Sunday, 29 April 2012

The Real You

Despite what I said in my earlier post (I love Research), all writing is to some extent autobiographical in that whether you know about something first or second hand, it will still be influenced by you, the writer. Good writing always discovers something new; a new angle, a character, a plot point etc, but what you bring to it is your personal understanding.

There was something slightly
unnerving about Susan's therapist,
but she couldn't quite put her finger
on what it was.
Whilst opening up your inner life to a therapist, counsellor or psycho-analyst might well be too scary an option for many people, when you write (whether you like it or not) you are delving into the depths of your unconscious mind all the time. You don’t have to be writing about your traumas or struggling with your own problems in your writing but you will inevitably find that the more you write, the more you repeat themes time and again. Analysing these can be interesting, therapeutic and a great move towards better self understanding, (if you're that way inclined.)

Alternatively, you can consciously use yourself as a starting point for fiction

Therapeutically, the benefit of fictionalising your life is that it helps you to see events, people and experiences in a different light. Turning yourself into a work of fiction helps you to be objective, it helps you to see other points of view, it distances you from the immediacy of painful emotions and it broadens your outlook. You have a chance to rewrite your life and to some extent, experience the life of your dreams (and/or nightmares.) You can change the past, create the future and embellish the present and actually, it's quite good fun!

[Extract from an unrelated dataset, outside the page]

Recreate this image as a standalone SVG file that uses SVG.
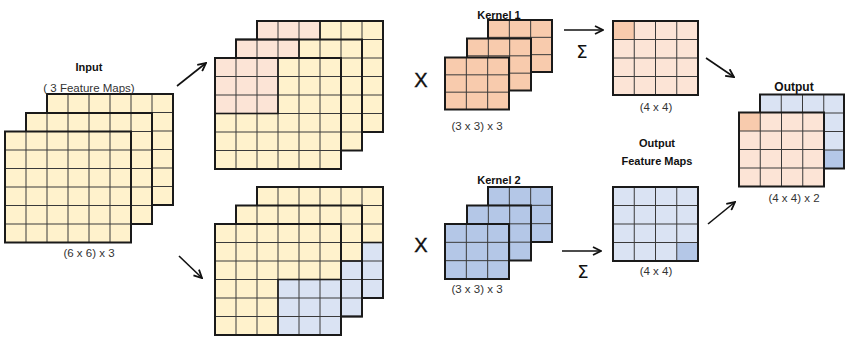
<svg xmlns="http://www.w3.org/2000/svg" xmlns:xlink="http://www.w3.org/1999/xlink" width="845" height="338" viewBox="0 0 845 338">
<style>
.yel{fill:#fff2cc}
.pnk{fill:#fce4d6}
.dor{fill:#f8cbad}
.lbl{fill:#dae3f3}
.dbl{fill:#b4c7e7}
.grid{fill:none;stroke:#3a3a3a;stroke-width:1}
.bd{fill:none;stroke:#1a1a1a;stroke-width:2}
.hb{fill:none;stroke:#1a1a1a;stroke-width:1.6}
.t{font-family:"Liberation Sans",Arial,sans-serif;font-size:11.5px;fill:#333;text-anchor:middle}
.b{font-family:"Liberation Sans",Arial,sans-serif;font-size:11px;font-weight:bold;fill:#111;text-anchor:middle}
.x{font-family:"Liberation Sans",Arial,sans-serif;font-size:20px;fill:#111;text-anchor:middle;stroke:#111;stroke-width:0.4}
.s{font-family:"DejaVu Sans","Liberation Sans",sans-serif;font-size:18px;fill:#111;text-anchor:middle}
.ar{fill:none;stroke:#111;stroke-width:1.6}
</style>
<defs>
<marker id="ah" viewBox="0 0 10 10" refX="9" refY="5" markerWidth="10" markerHeight="10" markerUnits="userSpaceOnUse" orient="auto">
<path d="M1,1 L9,5 L1,9" fill="none" stroke="#111" stroke-width="1.8"/>
</marker>
<path id="g6" class="grid" d="M21 0V111M42 0V111M63 0V111M84 0V111M105 0V111M0 18.5H126M0 37H126M0 55.5H126M0 74H126M0 92.5H126"/>
<path id="gk1" class="grid" d="M21.33 0V52M42.67 0V52M0 17.33H64M0 34.67H64"/>
<path id="gk2" class="grid" d="M21.33 0V55M42.67 0V55M0 18.33H64M0 36.67H64"/>
<path id="g4" class="grid" d="M21.25 0V74M42.5 0V74M63.75 0V74M0 18.5H85M0 37H85M0 55.5H85"/>
</defs>

<g id="input">
<g transform="translate(47,94)"><rect class="yel" width="126" height="111"/><use xlink:href="#g6"/><rect class="bd" width="126" height="111"/></g>
<g transform="translate(26,113)"><rect class="yel" width="126" height="111"/><use xlink:href="#g6"/><rect class="bd" width="126" height="111"/></g>
<g transform="translate(5,131.5)"><rect class="yel" width="126" height="111"/><use xlink:href="#g6"/><rect class="bd" width="126" height="111"/></g>
<text class="b" x="89" y="71">Input</text>
<text class="t" x="89" y="91.5">( 3 Feature Maps)</text>
<text class="t" x="89" y="256.5">(6 x 6) x 3</text>
</g>

<g id="stack-top">
<g transform="translate(257,21)"><rect class="yel" width="126" height="111"/><rect class="pnk" width="63" height="55.5"/><use xlink:href="#g6"/><rect class="hb" width="63" height="55.5"/><rect class="bd" width="126" height="111"/></g>
<g transform="translate(236,39.5)"><rect class="yel" width="126" height="111"/><rect class="pnk" width="63" height="55.5"/><use xlink:href="#g6"/><rect class="hb" width="63" height="55.5"/><rect class="bd" width="126" height="111"/></g>
<g transform="translate(215,58)"><rect class="yel" width="126" height="111"/><rect class="pnk" width="63" height="55.5"/><use xlink:href="#g6"/><rect class="hb" width="63" height="55.5"/><rect class="bd" width="126" height="111"/></g>
</g>

<g id="stack-bottom">
<g transform="translate(257,187)"><rect class="yel" width="126" height="111"/><rect class="lbl" x="63" y="55.5" width="63" height="55.5"/><use xlink:href="#g6"/><rect class="hb" x="63" y="55.5" width="63" height="55.5"/><rect class="bd" width="126" height="111"/></g>
<g transform="translate(236,205.5)"><rect class="yel" width="126" height="111"/><rect class="lbl" x="63" y="55.5" width="63" height="55.5"/><use xlink:href="#g6"/><rect class="hb" x="63" y="55.5" width="63" height="55.5"/><rect class="bd" width="126" height="111"/></g>
<g transform="translate(215,224)"><rect class="yel" width="126" height="111"/><rect class="lbl" x="63" y="55.5" width="63" height="55.5"/><use xlink:href="#g6"/><rect class="hb" x="63" y="55.5" width="63" height="55.5"/><rect class="bd" width="126" height="111"/></g>
</g>

<g id="kernel1">
<text class="x" x="421" y="87">X</text>
<g transform="translate(488,20)"><rect class="dor" width="64" height="52"/><use xlink:href="#gk1"/><rect class="bd" width="64" height="52"/></g>
<g transform="translate(467,38.5)"><rect class="dor" width="64" height="52"/><use xlink:href="#gk1"/><rect class="bd" width="64" height="52"/></g>
<g transform="translate(445,57.5)"><rect class="dor" width="64" height="52"/><use xlink:href="#gk1"/><rect class="bd" width="64" height="52"/></g>
<text class="b" x="499" y="19">Kernel 1</text>
<text class="t" x="477" y="130">(3 x 3) x 3</text>
</g>

<g id="kernel2">
<text class="x" x="421" y="252">X</text>
<g transform="translate(488,187)"><rect class="dbl" width="64" height="55"/><use xlink:href="#gk2"/><rect class="bd" width="64" height="55"/></g>
<g transform="translate(467,205.5)"><rect class="dbl" width="64" height="55"/><use xlink:href="#gk2"/><rect class="bd" width="64" height="55"/></g>
<g transform="translate(445,224)"><rect class="dbl" width="64" height="55"/><use xlink:href="#gk2"/><rect class="bd" width="64" height="55"/></g>
<text class="b" x="499" y="183.5">Kernel 2</text>
<text class="t" x="477" y="293">(3 x 3) x 3</text>
</g>

<g id="out1">
<g transform="translate(613,21)"><rect class="pnk" width="85" height="74"/><rect class="dor" width="21.25" height="18.5"/><use xlink:href="#g4"/><rect class="bd" width="85" height="74"/></g>
<text class="t" x="656" y="110.5">(4 x 4)</text>
<text class="s" x="582" y="58">Σ</text>
</g>

<g id="out2">
<text class="b" x="657" y="147">Output</text>
<text class="b" x="657" y="164.5">Feature Maps</text>
<g transform="translate(613,187)"><rect class="lbl" width="85" height="74"/><rect class="dbl" x="63.75" y="55.5" width="21.25" height="18.5"/><use xlink:href="#g4"/><rect class="bd" width="85" height="74"/></g>
<text class="t" x="656" y="274.5">(4 x 4)</text>
<text class="s" x="583" y="278">Σ</text>
</g>

<g id="output">
<text class="b" x="794" y="90.5" style="font-size:12px">Output</text>
<g transform="translate(760,94.5)"><rect class="lbl" width="84" height="74"/><rect class="dbl" x="63.75" y="55.5" width="21.25" height="18.5"/><use xlink:href="#g4"/><rect class="bd" width="84" height="74"/></g>
<g transform="translate(739,112.5)"><rect class="pnk" width="85" height="74"/><rect class="dor" width="21.25" height="18.5"/><use xlink:href="#g4"/><rect class="bd" width="85" height="74"/></g>
<text class="t" x="794" y="201.5">(4 x 4) x 2</text>
</g>

<g id="connectors">
<line class="ar" x1="177" y1="86" x2="206" y2="63" marker-end="url(#ah)"/>
<line class="ar" x1="179" y1="256" x2="202" y2="278" marker-end="url(#ah)"/>
<line class="ar" x1="564" y1="30" x2="603" y2="30" marker-end="url(#ah)"/>
<line class="ar" x1="562" y1="251" x2="601" y2="251" marker-end="url(#ah)"/>
<line class="ar" x1="706" y1="58" x2="734" y2="77" marker-end="url(#ah)"/>
<line class="ar" x1="708" y1="224" x2="735" y2="202" marker-end="url(#ah)"/>
</g>
</svg>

You don't need me to tell you how to do this, but if you do want a quick exercise to get you started, try this.

1. Write ten interesting things about you. (You can lie if you want to, nobody will know any different.)
2. Now turn these ten interesting things into a short character description. Remember you are not describing you - just someone who happens to share the same ten interesting things that you have.
3. Now think of ten out of the blue events which might happen to this character. (Maybe some or all are events which have happened to real life you.)
4. Choose one.
5. How will your character react?
6. What happens as a result of their reaction?
7. Choose another - at random... and so on.

This is an exercise in character building and is meant as a starting point only, but to develop this you might like to try:
  • Writing about the same event but from a different point of view
  • Changing the emotions involved, so that for example if your character found the event a scary thing, maybe you could write it again with them finding the same event thrilling and exciting.
  • Create a new character for your first character to interact with. (Maybe someone who the real life you knows.)
  • Move back or forward in time and discover what your character is doing then. How is it different?
This is just a bit of fun, but you may be surprised by what you learn about yourself, and it may help you to act or react differently in certain situations in the future. It might also give you a damn good starting point for a story, and who know where you'll go with yourself after that?